Your instructions: No images are to be carried over; print all other material exactly as it stands.
>> Begin
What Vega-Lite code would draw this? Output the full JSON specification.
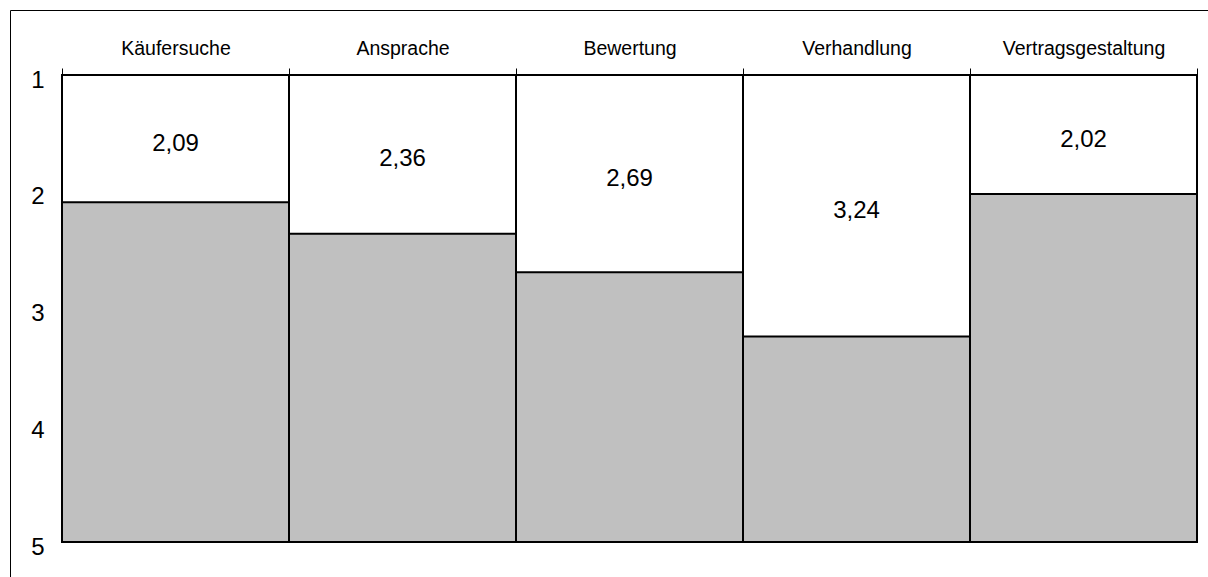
{
  "$schema": "https://vega.github.io/schema/vega-lite/v6.json",
  "width": 1198,
  "height": 567,
  "autosize": {"type": "none"},
  "padding": {"left": 10, "top": 10, "right": 0, "bottom": 0},
  "config": {
    "locale": {"number": {"decimal": ",", "thousands": ".", "grouping": [3], "currency": ["", " €"]}},
    "view": {"stroke": "#000", "strokeWidth": 1},
    "font": "Liberation Sans"
  },
  "data": {
    "values": [
      {"phase": "Käufersuche", "score": 2.09},
      {"phase": "Ansprache", "score": 2.36},
      {"phase": "Bewertung", "score": 2.69},
      {"phase": "Verhandlung", "score": 3.24},
      {"phase": "Vertragsgestaltung", "score": 2.02}
    ]
  },
  "transform": [{"calculate": "(1 + datum.score) / 2", "as": "mid"}],
  "encoding": {
    "x": {
      "field": "phase",
      "type": "nominal",
      "sort": null,
      "scale": {"range": [52, 1187], "paddingInner": 0, "paddingOuter": 0},
      "axis": {
        "orient": "top",
        "offset": -65,
        "title": null,
        "domain": false,
        "tickBand": "extent",
        "tickSize": 7,
        "tickColor": "#000",
        "labelFont": "Liberation Sans",
        "labelFontSize": 19.5,
        "labelColor": "#000",
        "labelPadding": 10,
        "labelAngle": 0
      }
    }
  },
  "layer": [
    {
      "mark": {"type": "bar", "fill": "#ffffff", "stroke": "#000", "strokeWidth": 2},
      "encoding": {
        "y": {
          "datum": 1,
          "type": "quantitative",
          "scale": {"domain": [1, 5], "range": [65, 532], "nice": false, "zero": false},
          "axis": {
            "orient": "left",
            "offset": -52,
            "values": [1, 2, 3, 4, 5],
            "tickSize": -8,
            "tickColor": "#000",
            "domain": false,
            "grid": false,
            "title": null,
            "labelFont": "Liberation Sans",
            "labelFontSize": 24,
            "labelColor": "#000",
            "labelPadding": 26,
            "labelOffset": 5,
            "format": "d"
          }
        },
        "y2": {"datum": 5}
      }
    },
    {
      "mark": {"type": "bar", "fill": "#c0c0c0", "stroke": "#000", "strokeWidth": 2},
      "encoding": {
        "y": {"field": "score", "type": "quantitative"},
        "y2": {"datum": 5}
      }
    },
    {
      "mark": {"type": "text", "fontSize": 24, "baseline": "middle", "dy": 5, "color": "#000", "font": "Liberation Sans"},
      "encoding": {
        "y": {"field": "mid", "type": "quantitative"},
        "text": {"field": "score", "type": "quantitative", "format": ".2f"}
      }
    }
  ]
}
>> End
Correct result:
What Vega-Lite code would draw this? Output the full JSON specification.
{
  "$schema": "https://vega.github.io/schema/vega-lite/v6.json",
  "width": 1198,
  "height": 567,
  "autosize": {"type": "none"},
  "padding": {"left": 10, "top": 10, "right": 0, "bottom": 0},
  "config": {
    "locale": {"number": {"decimal": ",", "thousands": ".", "grouping": [3], "currency": ["", " €"]}},
    "view": {"stroke": "#000", "strokeWidth": 1},
    "font": "Liberation Sans"
  },
  "data": {
    "values": [
      {"phase": "Käufersuche", "score": 2.09},
      {"phase": "Ansprache", "score": 2.36},
      {"phase": "Bewertung", "score": 2.69},
      {"phase": "Verhandlung", "score": 3.24},
      {"phase": "Vertragsgestaltung", "score": 2.02}
    ]
  },
  "transform": [{"calculate": "(1 + datum.score) / 2", "as": "mid"}],
  "encoding": {
    "x": {
      "field": "phase",
      "type": "nominal",
      "sort": null,
      "scale": {"range": [52, 1187], "paddingInner": 0, "paddingOuter": 0},
      "axis": {
        "orient": "top",
        "offset": -65,
        "title": null,
        "domain": false,
        "tickBand": "extent",
        "tickSize": 7,
        "tickColor": "#000",
        "labelFont": "Liberation Sans",
        "labelFontSize": 19.5,
        "labelColor": "#000",
        "labelPadding": 10,
        "labelAngle": 0
      }
    }
  },
  "layer": [
    {
      "mark": {"type": "bar", "fill": "#ffffff", "stroke": "#000", "strokeWidth": 2},
      "encoding": {
        "y": {
          "datum": 1,
          "type": "quantitative",
          "scale": {"domain": [1, 5], "range": [65, 532], "nice": false, "zero": false},
          "axis": {
            "orient": "left",
            "offset": -52,
            "values": [1, 2, 3, 4, 5],
            "tickSize": -8,
            "tickColor": "#000",
            "domain": false,
            "grid": false,
            "title": null,
            "labelFont": "Liberation Sans",
            "labelFontSize": 24,
            "labelColor": "#000",
            "labelPadding": 26,
            "labelOffset": 5,
            "format": "d"
          }
        },
        "y2": {"datum": 5}
      }
    },
    {
      "mark": {"type": "bar", "fill": "#c0c0c0", "stroke": "#000", "strokeWidth": 2},
      "encoding": {
        "y": {"field": "score", "type": "quantitative"},
        "y2": {"datum": 5}
      }
    },
    {
      "mark": {"type": "text", "fontSize": 24, "baseline": "middle", "dy": 5, "color": "#000", "font": "Liberation Sans"},
      "encoding": {
        "y": {"field": "mid", "type": "quantitative"},
        "text": {"field": "score", "type": "quantitative", "format": ".2f"}
      }
    }
  ]
}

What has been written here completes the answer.